John is an excellent pastor, but he couldn't reach me. For some time, I had tried to push away doubts and reconcile an all-powerful and infinitely loving God with what I saw, but I was losing ground. I wondered if my born-again experience at the mountain retreat was more about fatigue, spiritual longing and emotional vulnerability than being touched by Jesus.
And I considered another possibility: Maybe God didn't exist.
TOWARD the end of my tenure as a religion reporter, I traveled to Nome, Alaska. Sitting in a tiny visitor's room, I studied the sad, round face of the Eskimo in front of me and tried to imagine how much he hated being confined to jail.
Peter "Packy" Kobuk was from a remote village on St. Michael Island in western Alaska. There natives lived, in many ways, just as their ancestors did 10,000 years ago. Smells of the outdoor life hung heavy in his village: the salt air, the strips of salmon drying on racks, the seaweed washed up on the beach.
But for now, Packy could smell only the disinfectants used to scrub the concrete floors at the Anvil Mountain Correction Center. Unfortunately, alcohol and a violent temper had put Packy there many times in his 46 years. For his latest assault, he was serving three months.
The short, powerfully built man folded his calloused hands on the table. I was surprised to see a homemade rosary hanging from his neck, the blue beads held together by string from a fishing net.

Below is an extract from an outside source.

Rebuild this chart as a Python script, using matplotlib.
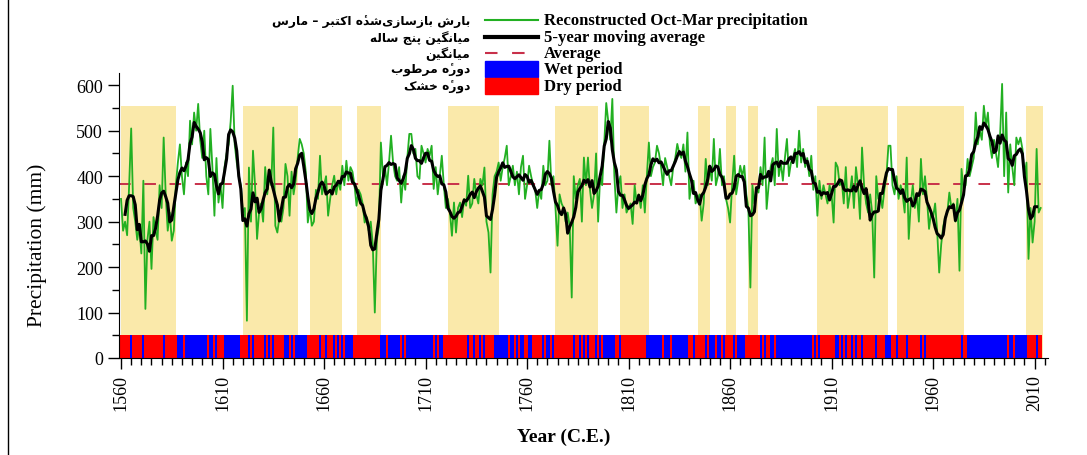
import numpy as np
import pandas as pd
import matplotlib
matplotlib.use("Agg")
import matplotlib.pyplot as plt
from matplotlib.lines import Line2D
from matplotlib.patches import Rectangle

# Oct-Mar precipitation (mm), one value per year from 1560
precip = [
    350, 280, 300, 270, 380, 505, 330, 300, 260, 290,
    230, 390, 108, 260, 300, 196, 310, 280, 260, 380,
    330, 485, 360, 280, 320, 258, 280, 380, 430, 470,
    400, 360, 430, 400, 522, 470, 540, 500, 559, 480,
    440, 500, 400, 360, 504, 420, 313, 440, 342, 380,
    330, 420, 450, 470, 520, 599, 470, 430, 400, 380,
    320, 330, 82, 419, 300, 456, 380, 262, 320, 340,
    300, 420, 360, 400, 380, 507, 291, 276, 310, 300,
    330, 427, 400, 313, 410, 360, 390, 440, 482, 470,
    450, 410, 298, 330, 291, 300, 370, 350, 445, 360,
    380, 400, 313, 350, 380, 401, 360, 390, 370, 423,
    380, 434, 390, 420, 410, 380, 335, 370, 360, 340,
    298, 310, 280, 300, 250, 100, 260, 290, 474, 400,
    420, 380, 430, 489, 430, 400, 390, 420, 342, 400,
    370, 440, 493, 493, 450, 460, 400, 394, 467, 450,
    430, 460, 445, 467, 372, 420, 360, 400, 445, 380,
    330, 350, 320, 269, 342, 276, 330, 342, 310, 350,
    335, 401, 330, 340, 394, 360, 340, 394, 380, 419,
    300, 276, 188, 360, 400, 410, 430, 390, 420, 440,
    467, 380, 400, 423, 380, 410, 360, 420, 445, 350,
    380, 423, 400, 380, 370, 330, 370, 350, 423, 380,
    390, 478, 380, 400, 330, 247, 360, 340, 330, 300,
    320, 290, 133, 400, 350, 380, 394, 300, 441, 380,
    441, 370, 330, 360, 450, 300, 400, 380, 470, 561,
    520, 480, 570, 400, 320, 380, 400, 330, 360, 320,
    330, 340, 295, 380, 340, 360, 330, 380, 320, 400,
    474, 400, 420, 430, 467, 450, 420, 380, 440, 420,
    400, 380, 420, 440, 471, 450, 440, 470, 410, 496,
    350, 380, 390, 340, 350, 360, 302, 340, 438, 380,
    420, 390, 482, 380, 400, 460, 380, 400, 350, 330,
    298, 380, 445, 360, 390, 423, 400, 423, 360, 330,
    155, 380, 340, 370, 364, 420, 380, 485, 328, 380,
    420, 440, 380, 504, 400, 430, 390, 440, 482, 400,
    430, 440, 460, 420, 500, 430, 460, 420, 440, 400,
    445, 370, 400, 313, 390, 350, 380, 360, 340, 380,
    360, 298, 430, 420, 380, 390, 340, 420, 330, 360,
    400, 330, 420, 380, 306, 463, 380, 340, 320, 360,
    320, 177, 400, 350, 360, 330, 370, 400, 467, 467,
    380, 360, 400, 350, 380, 360, 320, 441, 262, 340,
    380, 330, 360, 300, 438, 360, 400, 350, 284, 320,
    310, 340, 280, 188, 250, 290, 310, 320, 364, 330,
    340, 300, 350, 192, 416, 370, 380, 438, 400, 420,
    440, 540, 470, 500, 480, 555, 510, 540, 470, 440,
    480, 450, 420, 490, 603, 400, 540, 364, 470, 420,
    380, 485, 470, 485, 460, 400, 430, 218, 330, 254,
    300, 460, 320, 330,
]
first_year = 1560
average = 383

# shaded dry periods (start, end)
dry_start = [1560, 1620, 1653, 1676, 1721, 1774, 1806, 1844, 1858, 1869, 1903, 1942, 2006]
dry_end = [1587, 1647, 1669, 1688, 1746, 1795, 1820, 1850, 1863, 1874, 1938, 1975, 2014]
span_top = 555
strip_height = 50

# Persian labels and their English counterparts
labels_fa = ["بارش بازسازی\u200cشده\u0654 اکتبر – مارس", "میانگین پنج ساله", "میانگین",
             "دوره\u0654 مرطوب", "دوره\u0654 خشک"]
labels_en = ["Reconstructed Oct-Mar precipitation", "5-year moving average", "Average",
             "Wet period", "Dry period"]

# --- simple Persian shaping (matplotlib has no bidi/shaping) ---
FORMS = {
    '\u0627': ('\uFE8D', '\uFE8E'),
    '\u062F': ('\uFEA9', '\uFEAA'),
    '\u0631': ('\uFEAD', '\uFEAE'),
    '\u0632': ('\uFEAF', '\uFEB0'),
    '\u0648': ('\uFEED', '\uFEEE'),
    '\u0628': ('\uFE8F', '\uFE90', '\uFE91', '\uFE92'),
    '\u067E': ('\uFB56', '\uFB57', '\uFB58', '\uFB59'),
    '\u062A': ('\uFE95', '\uFE96', '\uFE97', '\uFE98'),
    '\u062C': ('\uFE9D', '\uFE9E', '\uFE9F', '\uFEA0'),
    '\u062E': ('\uFEA5', '\uFEA6', '\uFEA7', '\uFEA8'),
    '\u0633': ('\uFEB1', '\uFEB2', '\uFEB3', '\uFEB4'),
    '\u0634': ('\uFEB5', '\uFEB6', '\uFEB7', '\uFEB8'),
    '\u0637': ('\uFEC1', '\uFEC2', '\uFEC3', '\uFEC4'),
    '\u06A9': ('\uFB8E', '\uFB8F', '\uFB90', '\uFB91'),
    '\u06AF': ('\uFB92', '\uFB93', '\uFB94', '\uFB95'),
    '\u0644': ('\uFEDD', '\uFEDE', '\uFEDF', '\uFEE0'),
    '\u0645': ('\uFEE1', '\uFEE2', '\uFEE3', '\uFEE4'),
    '\u0646': ('\uFEE5', '\uFEE6', '\uFEE7', '\uFEE8'),
    '\u0647': ('\uFEE9', '\uFEEA', '\uFEEB', '\uFEEC'),
    '\u06CC': ('\uFBFC', '\uFBFD', '\uFBFE', '\uFBFF'),
}
MARKS = '\u0654'


def farsi(text):
    base = [c for c in text if c not in MARKS]
    out = []
    k = 0
    for c in text:
        if c in MARKS:
            out[-1] = out[-1] + c
            continue
        i = k
        k += 1
        if c not in FORMS:
            out.append('' if c == '\u200c' else c)
            continue
        prev = base[i - 1] if i > 0 else ''
        nxt = base[i + 1] if i + 1 < len(base) else ''
        jp = prev in FORMS and len(FORMS[prev]) == 4
        jn = nxt in FORMS and len(FORMS[c]) == 4
        f = FORMS[c]
        if jp and jn:
            out.append(f[3])
        elif jp:
            out.append(f[1])
        elif jn:
            out.append(f[2])
        else:
            out.append(f[0])
    return ''.join(reversed(out))


years = np.arange(first_year, first_year + len(precip))
s = pd.Series(precip, index=years)
ma5 = s.rolling(5, center=True).mean()

serif = ['Liberation Serif', 'DejaVu Serif']
green = '#22b022'
red_dash = '#c8304a'
yellow = '#fae9aa'

fig = plt.figure(figsize=(10.87, 4.56), dpi=100)
ax = fig.add_axes([119 / 1087, 1 - 359 / 456, 929 / 1087, 285 / 456])

for a, b in zip(dry_start, dry_end):
    ax.fill_between([a, b], 0, span_top, color=yellow, lw=0, zorder=0)

strip_colors = ['#ff0000' if v < average else '#0000ff' for v in precip]
ax.bar(years, strip_height, width=1.0, bottom=0, color=strip_colors, lw=0, zorder=1)

ax.plot(years, precip, color=green, lw=1.3, zorder=3)
ax.plot(ma5.index, ma5.values, color='black', lw=2.2, zorder=4)
ax.axhline(average, color=red_dash, lw=1.4, dashes=(6, 7), zorder=2)

ax.set_xlim(1559, 2016.6)
ax.set_ylim(0, 627)
for sp in ['top', 'right']:
    ax.spines[sp].set_visible(False)
ax.set_xticks(np.arange(1560, 2011, 50))
ax.set_xticks(np.arange(1560, 2016, 5), minor=True)
ax.set_yticks(np.arange(0, 601, 100))
ax.set_yticks(np.arange(0, 627, 50), minor=True)
ax.tick_params(axis='both', which='major', length=8, width=1)
ax.tick_params(axis='both', which='minor', length=5, width=1)
for lab in ax.get_xticklabels():
    lab.set_rotation(90)
    lab.set_fontfamily(serif)
    lab.set_fontsize(13)
for lab in ax.get_yticklabels():
    lab.set_fontfamily(serif)
    lab.set_fontsize(13)
ax.set_ylabel("Precipitation (mm)", family=serif, fontsize=15.5)
ax.yaxis.set_label_coords(-0.078, 0.4)
fig.text(564 / 1087, 1 - 437 / 456, "Year (C.E.)", family=serif, fontsize=14,
         fontweight='bold', ha='center', va='center')

# --- legend drawn in figure pixels ---
W, H = 1087, 456
rows = [21, 38, 54, 70, 87]
hx0, hx1 = 485, 538


def fx(px):
    return px / W


def fy(py):
    return 1 - py / H


fig.add_artist(Line2D([fx(hx0), fx(hx1)], [fy(rows[0])] * 2, color=green, lw=1.5))
fig.add_artist(Line2D([fx(hx0), fx(hx1)], [fy(rows[1])] * 2, color='black', lw=3))
fig.add_artist(Line2D([fx(hx0), fx(hx1)], [fy(rows[2])] * 2, color=red_dash, lw=1.5,
                      dashes=(6, 7)))
fig.add_artist(Rectangle((fx(hx0), fy(78)), fx(hx1 - hx0), 16 / H, color='#0000ff'))
fig.add_artist(Rectangle((fx(hx0), fy(95)), fx(hx1 - hx0), 16 / H, color='#ff0000'))
for r, en, fa in zip(rows, labels_en, labels_fa):
    fig.text(fx(544), fy(r), en, family=serif, fontweight='bold', fontsize=12,
             ha='left', va='center')
    fig.text(fx(470), fy(r), farsi(fa), family=['DejaVu Sans'], fontweight='bold',
             fontsize=8.8, ha='right', va='center')

fig.add_artist(Line2D([fx(8), fx(8)], [0, 1], color='black', lw=1))

fig.savefig("out.png", dpi=100)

I had come from Southern California to report on a generation of Eskimo boys who had been molested by a Catholic missionary. All of the now-grown Eskimos I had interviewed over the past week had lost their faith. In fact, several of them confessed that they fantasized daily about burning down the village church, where the unspeakable acts took place.
But there was Packy with his rosary.
"Why do you still believe?" I asked.
"It's not God's work what happened to me," he said softly, running his fingers along the beads. "They were breaking God's commandments -- even the people who didn't help. They weren't loving their neighbors as themselves."
He said he regularly got down on his knees in his jail cell to pray.
"A lot of people make fun of me, asking if the Virgin Mary is going to rescue me," Packy said. "Well, I've gotten helped more times from the Virgin Mary through intercession than from anyone else. I won't stop. My children need my prayers."
Tears spilled from his eyes. Packy's faith, though severely tested, had survived.
I looked at him with envy. Where he found comfort, I was finding emptiness.